» **Exercise requirements**
Within the entries below, please return exactly the lines from the one with "What matplotlib code" through the one with "ax = fig.add_axes([213/W, 1-327/H, (551-213)/W, (327-33)/H])", leaving out any pictures.

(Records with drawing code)
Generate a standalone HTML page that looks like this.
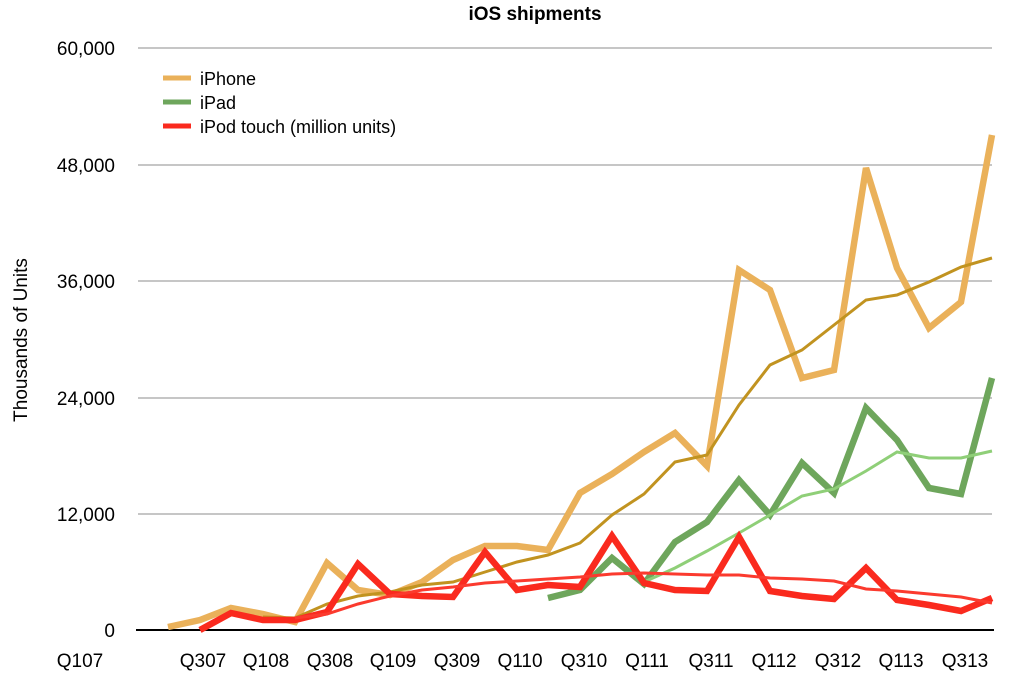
<!DOCTYPE html>
<html><head><meta charset="utf-8"><style>body{margin:0;background:#fff}svg{display:block;font-family:"Liberation Sans",sans-serif}</style></head><body>
<svg width="1020" height="676" viewBox="0 0 1020 676">
<text x="535" y="20" font-size="19" font-weight="bold" text-anchor="middle">iOS shipments</text>
<g stroke="#b3b3b3" stroke-width="1.5">
<line x1="138" y1="48" x2="992" y2="48"/><line x1="138" y1="165" x2="992" y2="165"/><line x1="138" y1="281" x2="992" y2="281"/><line x1="138" y1="398" x2="992" y2="398"/><line x1="138" y1="514" x2="992" y2="514"/></g>
<line x1="136" y1="630" x2="994" y2="630" stroke="#000" stroke-width="2"/>
<g font-size="19" text-anchor="end"><text x="115" y="55">60,000</text><text x="115" y="172">48,000</text><text x="115" y="288">36,000</text><text x="115" y="405">24,000</text><text x="115" y="521">12,000</text><text x="115" y="637">0</text></g>
<text transform="translate(27,340) rotate(-90)" font-size="19" text-anchor="middle">Thousands of Units</text>
<g font-size="19" text-anchor="middle"><text x="80" y="667">Q107</text><text x="203" y="667">Q307</text><text x="266" y="667">Q108</text><text x="330" y="667">Q308</text><text x="393" y="667">Q109</text><text x="457" y="667">Q309</text><text x="520" y="667">Q110</text><text x="584" y="667">Q310</text><text x="647" y="667">Q111</text><text x="711" y="667">Q311</text><text x="774" y="667">Q112</text><text x="838" y="667">Q312</text><text x="901" y="667">Q113</text><text x="965" y="667">Q313</text></g>
<g fill="none" stroke-linejoin="miter">
<polyline stroke="#eab15a" stroke-width="6.5" points="168,627 200,620 231,608 263,614 295,622 327,563 358,590 390,595 422,582 453,560 485,546 517,546 548,550 580,493 612,474 644,452 675,433 707,466 739,270 770,290 802,378 834,370 866,168 897,268 929,328 961,302 992,135"/>
<polyline stroke="#c19320" stroke-width="3" points="263,617 295,618 327,604 358,596 390,592 422,585 453,582 485,572 517,562 548,555 580,543 612,515 644,494 675,462 707,455 739,405 770,365 802,350 834,325 866,300 897,295 929,282 961,267 992,258"/>
<polyline stroke="#6ea65c" stroke-width="6.5" points="548,598 580,590 612,558 644,584 675,542 707,522 739,480 770,515 802,463 834,493 866,408 897,440 929,488 961,494 992,378"/>
<polyline stroke="#8fcf78" stroke-width="3" points="644,582 675,568 707,551 739,533 770,515 802,496 834,489 866,471 897,452 929,458 961,458 992,451"/>
<polyline stroke="#fa2a1e" stroke-width="6.5" points="200,630 231,613 263,620 295,620 327,612 358,564 390,594 422,596 453,597 485,552 517,590 548,585 580,587 612,536 644,583 675,590 707,591 739,537 770,591 802,596 834,599 866,568 897,600 929,605 961,611 992,598"/>
<polyline stroke="#fb3a2e" stroke-width="3" points="295,618 327,614 358,604 390,596 422,590 453,587 485,583 517,581 548,579 580,577 612,574 644,573 675,574 707,575 739,575 770,578 802,579 834,581 866,589 897,591 929,594 961,597 992,603"/>
</g>
<line x1="163" y1="78" x2="191" y2="78" stroke="#eab15a" stroke-width="5"/>
<line x1="163" y1="102" x2="191" y2="102" stroke="#6ea65c" stroke-width="5"/>
<line x1="163" y1="126" x2="191" y2="126" stroke="#fa2a1e" stroke-width="5"/>
<g font-size="18"><text x="200" y="85">iPhone</text><text x="200" y="109">iPad</text><text x="200" y="133">iPod touch (million units)</text></g>
</svg>
</body></html>
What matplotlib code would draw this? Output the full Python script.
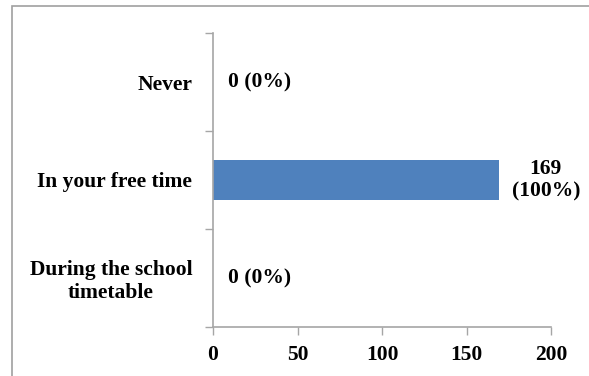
import matplotlib.pyplot as plt
from matplotlib.patches import Rectangle

categories = ["During the school\ntimetable", "In your free time", "Never"]
values = [0, 169, 0]
labels = ["0 (0%)", "169\n(100%)", "0 (0%)"]
xticks = [0, 50, 100, 150, 200]

plt.rcParams['font.family'] = ['Liberation Serif', 'DejaVu Serif']
fig = plt.figure(figsize=(5.89, 3.76), dpi=100)
W, H = 589, 376
ax = fig.add_axes([213/W, 1-327/H, (551-213)/W, (327-33)/H])

grey = '#A6A6A6'
fig.patches.append(Rectangle((12/W, -0.1), 1.2, 1-6/H+0.1, transform=fig.transFigure,
                             fill=False, edgecolor='#A0A0A0', linewidth=1.2))

FS = 15.5
y = list(range(len(categories)))
ax.barh(y, values, height=0.4, color='#4F81BD')
ax.set_xlim(0, 200)
ax.set_ylim(-0.5, 2.5)
ax.set_xticks(xticks)
ax.set_xticklabels([str(t) for t in xticks], fontsize=FS, fontweight='bold')
ax.set_yticks(y)
ax.set_yticklabels(categories, fontsize=FS, fontweight='bold', multialignment='center',
                   linespacing=1.2)
ax.tick_params(axis='y', length=0, pad=15)
ax.set_yticks([-0.5, 0.5, 1.5, 2.5], minor=True)
ax.tick_params(axis='y', which='minor', length=6, color=grey, width=1)
ax.tick_params(axis='x', length=6, color=grey, width=1, pad=7)
for s in ['top', 'right']:
    ax.spines[s].set_visible(False)
for s in ['left', 'bottom']:
    ax.spines[s].set_color(grey)
    ax.spines[s].set_linewidth(1.2)

for yi, v, lab in zip(y, values, labels):
    if v > 0:
        ax.annotate(lab, (v, yi), xytext=(34, 0), textcoords='offset points',
                    ha='center', va='center', fontsize=FS, fontweight='bold',
                    multialignment='center', linespacing=1.2)
    else:
        ax.annotate(lab, (v, yi), xytext=(11, 0), textcoords='offset points',
                    ha='left', va='center', fontsize=FS, fontweight='bold')

fig.savefig('out.png', dpi=100)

» **Response below**
What matplotlib code would draw this? Output the full Python script.
import matplotlib.pyplot as plt
from matplotlib.patches import Rectangle

categories = ["During the school\ntimetable", "In your free time", "Never"]
values = [0, 169, 0]
labels = ["0 (0%)", "169\n(100%)", "0 (0%)"]
xticks = [0, 50, 100, 150, 200]

plt.rcParams['font.family'] = ['Liberation Serif', 'DejaVu Serif']
fig = plt.figure(figsize=(5.89, 3.76), dpi=100)
W, H = 589, 376
ax = fig.add_axes([213/W, 1-327/H, (551-213)/W, (327-33)/H])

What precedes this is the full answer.